I've been working on a 9mm conversion for the AR15 that is inexpensive and doesn't require any modification to the rifle. Most of the conversion kits out there are very expensive (200 bucks for a bolt, 100-200 for a barrel, 50-200 for a mag adapter, etc) and since I can build a complete AR rifle for less than 400 bucks these days, that just didn't set well with me.
So, I needed a conversion kit, and true to my typical nature, I don't want to spend much money. A starting point would be magazines. The Colt mags are great, but expensive, and are really just Uzi mags with a mag catch milled in, and require an adaptor. After digging around, I found a reasonable solution: Sten mags. They're cheap, hold plenty of ammo, and can even be used with other calibers. The best part? They fit in the magwell quite nicely, and only require a filler piece on the rear of the mag.
I took 3 mags out of the stack of Sten mags that feed my Sten, and dedicated them to this purpose. Since they were rusty, greasy, and altogether cruddy looking, I figured they would be good fodder for this project.

The mag block, fresh out of the mill.

A Sten mag in place with the block. The block is held in place by the AR mag release.

Mocked up right purty.

They are a good fit for the AR pattern rifle. A bit of a bitch to load, but there are plenty of mag loaders on the market that will work with the Sten mag.
Since the rifle was going to get refinished, why not the mags?

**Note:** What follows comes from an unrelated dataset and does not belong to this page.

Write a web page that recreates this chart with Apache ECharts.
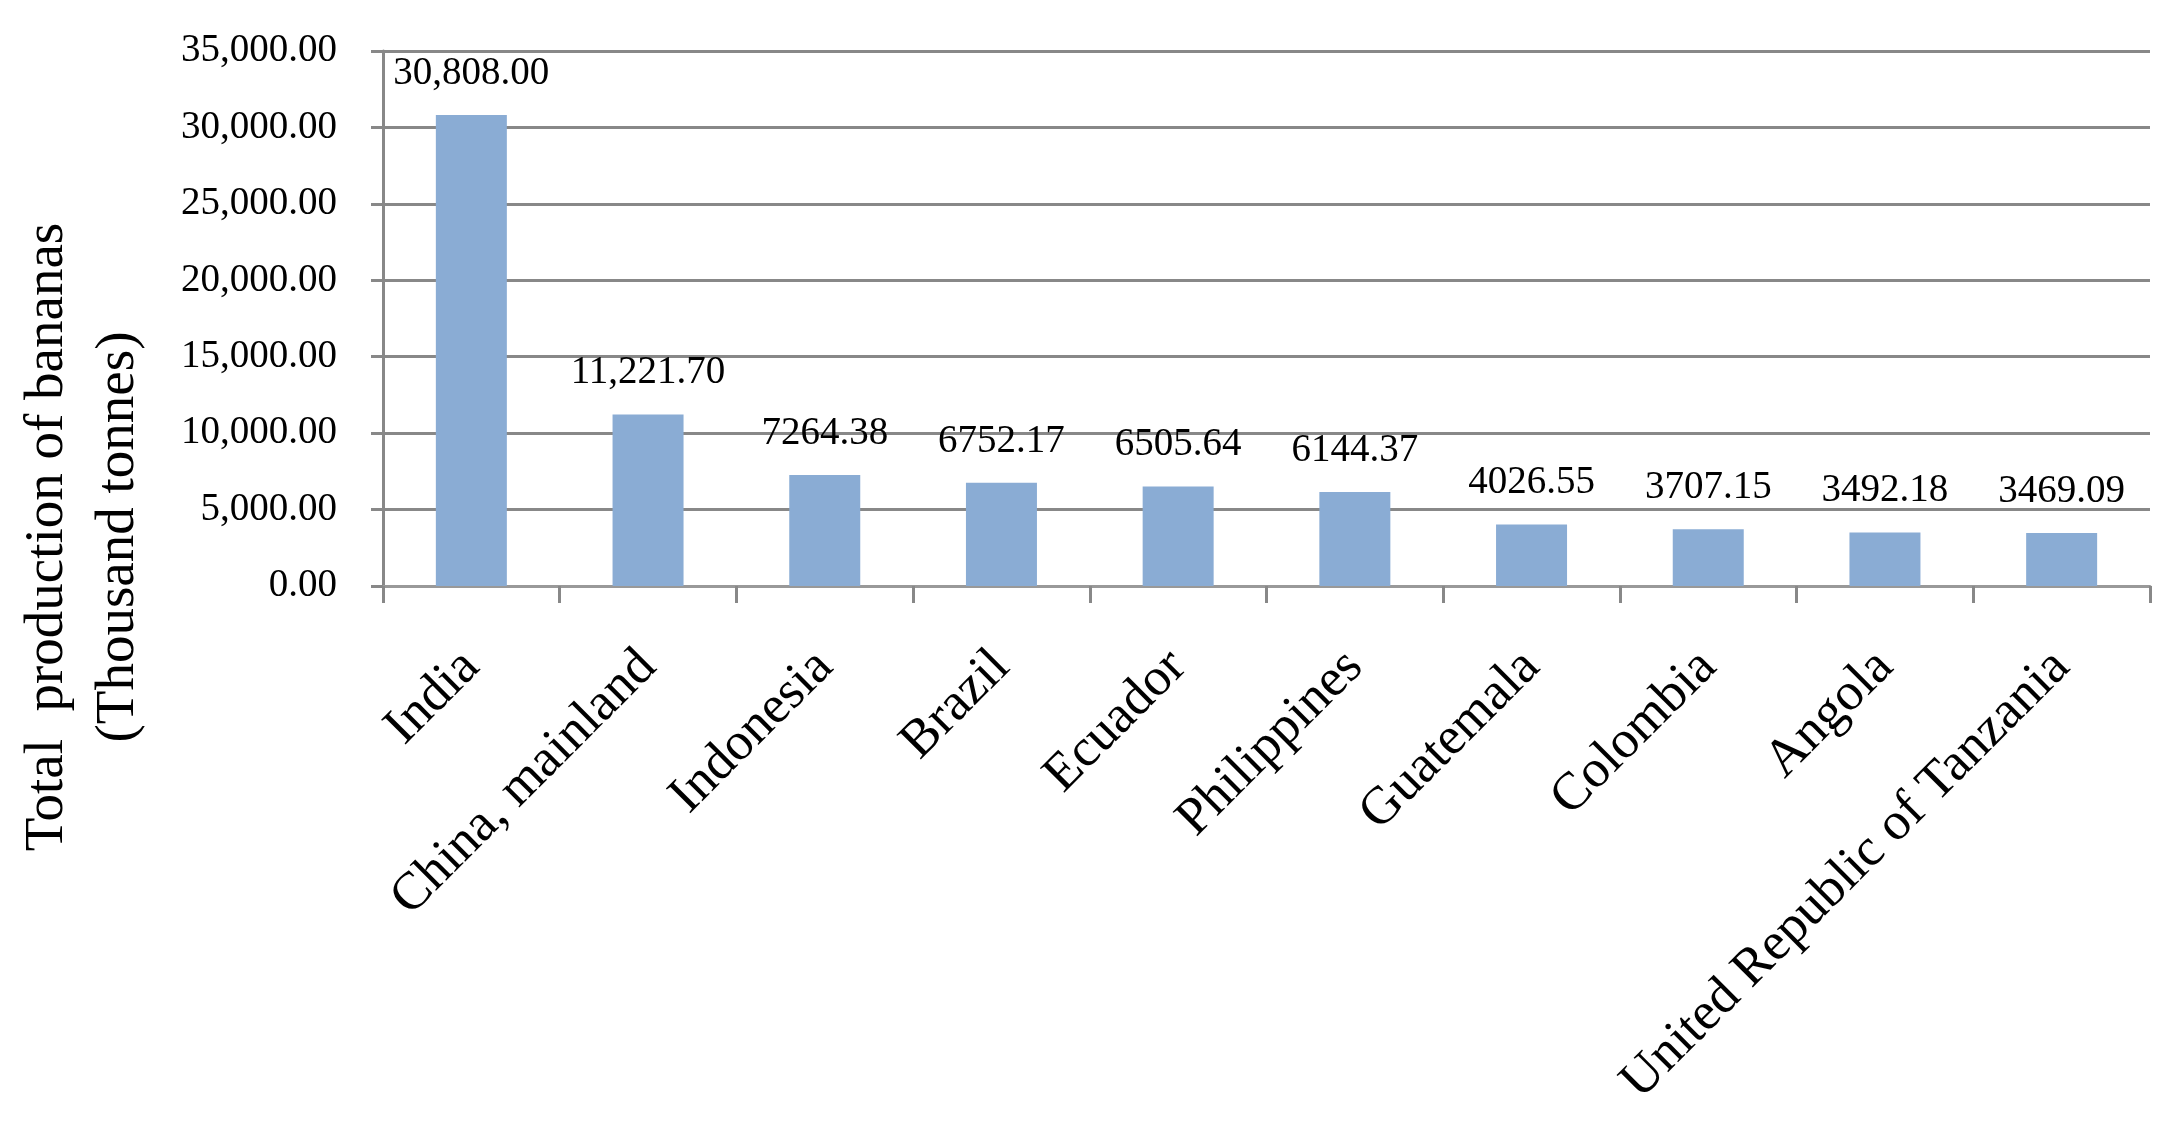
<!DOCTYPE html>
<html>
<head>
<meta charset="utf-8">
<script src="https://cdn.jsdelivr.net/npm/echarts@6/dist/echarts.min.js"></script>
<style>
html,body{margin:0;padding:0;background:#fff;}
#chart{width:2178px;height:1122px;}
</style>
</head>
<body>
<div id="chart"></div>
<script>
const categories = ["India", "China, mainland", "Indonesia", "Brazil", "Ecuador", "Philippines", "Guatemala", "Colombia", "Angola", "United Republic of Tanzania"];
const production = [30808.00, 11221.70, 7264.38, 6752.17, 6505.64, 6144.37, 4026.55, 3707.15, 3492.18, 3469.09];
const yMin = 0, yMax = 35000, yStep = 5000;
const titleLines = ["Total  production of bananas", "(Thousand tonnes)"];

function withCommas(v) {
  return v.toFixed(2).replace(/\B(?=(\d{3})+(?!\d))/g, ",");
}
function dataLabel(v) {
  return v >= 10000 ? withCommas(v) : v.toFixed(2);
}

const chart = echarts.init(document.getElementById('chart'));
chart.setOption({
  animation: false,
  backgroundColor: '#ffffff',
  grid: { left: 383, right: 28, top: 51, bottom: 536, containLabel: false },
  xAxis: {
    type: 'category',
    data: categories,
    boundaryGap: true,
    axisLine: { show: true, lineStyle: { color: '#999999', width: 3 } },
    axisTick: { show: true, length: 17, alignWithLabel: false, interval: 0, lineStyle: { color: '#888888', width: 3 } },
    axisLabel: {
      interval: 0, rotate: 45, margin: 73,
      fontFamily: 'Liberation Serif', fontSize: 53, color: '#000000'
    },
    splitLine: { show: false }
  },
  yAxis: {
    type: 'value',
    min: yMin, max: yMax, interval: yStep,
    axisLine: { show: true, lineStyle: { color: '#888888', width: 3 } },
    axisTick: { show: true, length: 12, lineStyle: { color: '#888888', width: 3 } },
    axisLabel: {
      margin: 46, fontFamily: 'Liberation Serif', fontSize: 39, color: '#000000',
      formatter: v => withCommas(v)
    },
    splitLine: { show: true, lineStyle: { color: '#888888', width: 3 } }
  },
  series: [{
    type: 'bar',
    data: production,
    barWidth: 71,
    itemStyle: { color: '#8AACD4' },
    label: {
      show: true, position: 'top', distance: 22,
      fontFamily: 'Liberation Serif', fontSize: 39, color: '#000000',
      formatter: p => dataLabel(p.value)
    }
  }],
  graphic: [{
    type: 'text',
    x: 83, y: 537,
    rotation: Math.PI / 2,
    style: {
      text: titleLines.join('\n'),
      font: '55px "Liberation Serif"',
      fill: '#000000',
      align: 'center',
      verticalAlign: 'middle',
      lineHeight: 71
    }
  }]
});
</script>
</body>
</html>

Now, these mags were all military surplus that had been dunked in cosmoline and stored for years in a vault in somewhereistan. The oil from the cosmoline had soaked in pretty good, and made life a living hell. I couldn't get all the oils out, no matter how hard I scrubbed. I finally media blasted the mags, then put them in the oven at 450 degrees for 20 minutes.
Turns out, the oil seeped out of all the hidey-holes, and I was finally able to remove it all. I put the mags on a fan to cool, before dunking them in solvent.

After the mags had cooled, were degreased again, and blasted again, I put them in my hi-tech powder coating booth (the box the powder coating rig came in, with a metal hanger stuck through it) and sprayed some Harbor Freight matte black powder on them. That stuff is about 6 bucks for a pound, and it takes about a spoonful to do a mag or three.

Believe it or not, this is the coated mag.

While they're getting powder coated, I turn the oven on to 450 and let it warm up. I then hang the three mags from a rack that came with the oven, and set the timer to 20 minutes.

Within a minute, the powder melts, and gets a very glossy and orange-peel-ish look. After 10 minutes, it's very evenly coated, with a nice gloss. As it cools, it dulls slightly.

Giving the floor plates the same treatment.

The finished, unassembled product. Ignore the water droplets on the floor plates.

Assembled, with a light coat of gun oil spread on with a towel.

Finished, and installed in the blurry gun.

The finish is very tough. It does not scratch easily, and solvents won't touch it. The best part? Over 6000 different colors available, and it's cheap.
I don't know how it would hold up on a barrel or a similar object that gets hot, but so far the mags and receivers I have coated have held up well, and still look good despite a few trips to the range and a lot of shooting.

This weekend, we will find out how well my 9mm conversion works; more on that later.


  1. Wel, you have my undivided attention now. I will be starting an AR build soon, and the option to have a 9mm PCC upper that works with the standard lower is really appealing to me.

    1. The selling points:
      A 9mm upper that requires no modification to a standard lower, can use a run-of-the-mill upper, uses a standard hammer and FCG, uses cheap mags, and is altogether inexpensive to make.

      I'm still looking at the price I would market these for, but I figure in the neighborhood of 200 dollars for the barrel, bolt, mag block, and a mag.

  2. You put the gun oil on just to sexy them up dinja. Hardly needed with the powder coat.
    I feel an urge to find something that needs a good powder coating now.
    As usual, cool stuff TRE. enjoyed the post.
    PS. $200? Really? all that for $200?

    1. Actually.........................yeah. I wanted it just a shade glossier, and a light coating of gun oil did exactly that.

      Anything electrically conductive can be powder coated. There's more on this particular gun that will be coated, as well as a number of other things. Once you see how easy it is to do, you find yourself wandering about the house, looking for things to glossy up.

      PS: Yup. That's if you put it on a upper you already have. Stripped uppers are in the 50 dollar range currently, so add 50 bucks to that 200. Still, 250 bucks to shoot cheap 9 sillimeter out of your AR? You'd save that in just one blogshoot.

  3. I went through this puzzle when I first got my lathe and mill back in '03/'04. There's a lot of info on home anodizing, and it doesn't look terribly involved. Almost went that ways, but powder coating is still much easier and like you, I went down the powder coating path. I got my cheap setup at Sears. I think anodizing gives more precise control of the thickness than painting, by controlling the current and time. They get all kinds of funky colors with RIT dyes - the kind they use for dying clothes.

    I have an old toaster over that we never used and everything has fit in that pretty nicely, but I tend to do smaller things. So far.

    1. I'll agree that powder coating has proven to be very effective in cost, ease of application, and durability. I am a fan of anodizing as well, but it is single-purpose; it serves only aluminum parts and really nothing else. The powder coating works on anything conductive.
      Well, anything conductive that can survive 450 degrees in an oven. =)

      I've found that, in the case that something is to be a single color, I can preheat the part, then spray the powder, and get much better coverage than simply spraying "cold". The remaining heat seems to just barely melt the powder as it tries to cling to the surface of the part, and certainly makes it easier to see that you have effectively coated the part.

  4. You are making me more and more jealous every post :p

    1. That's certainly not my goal, but I'm glad you found the topic interesting.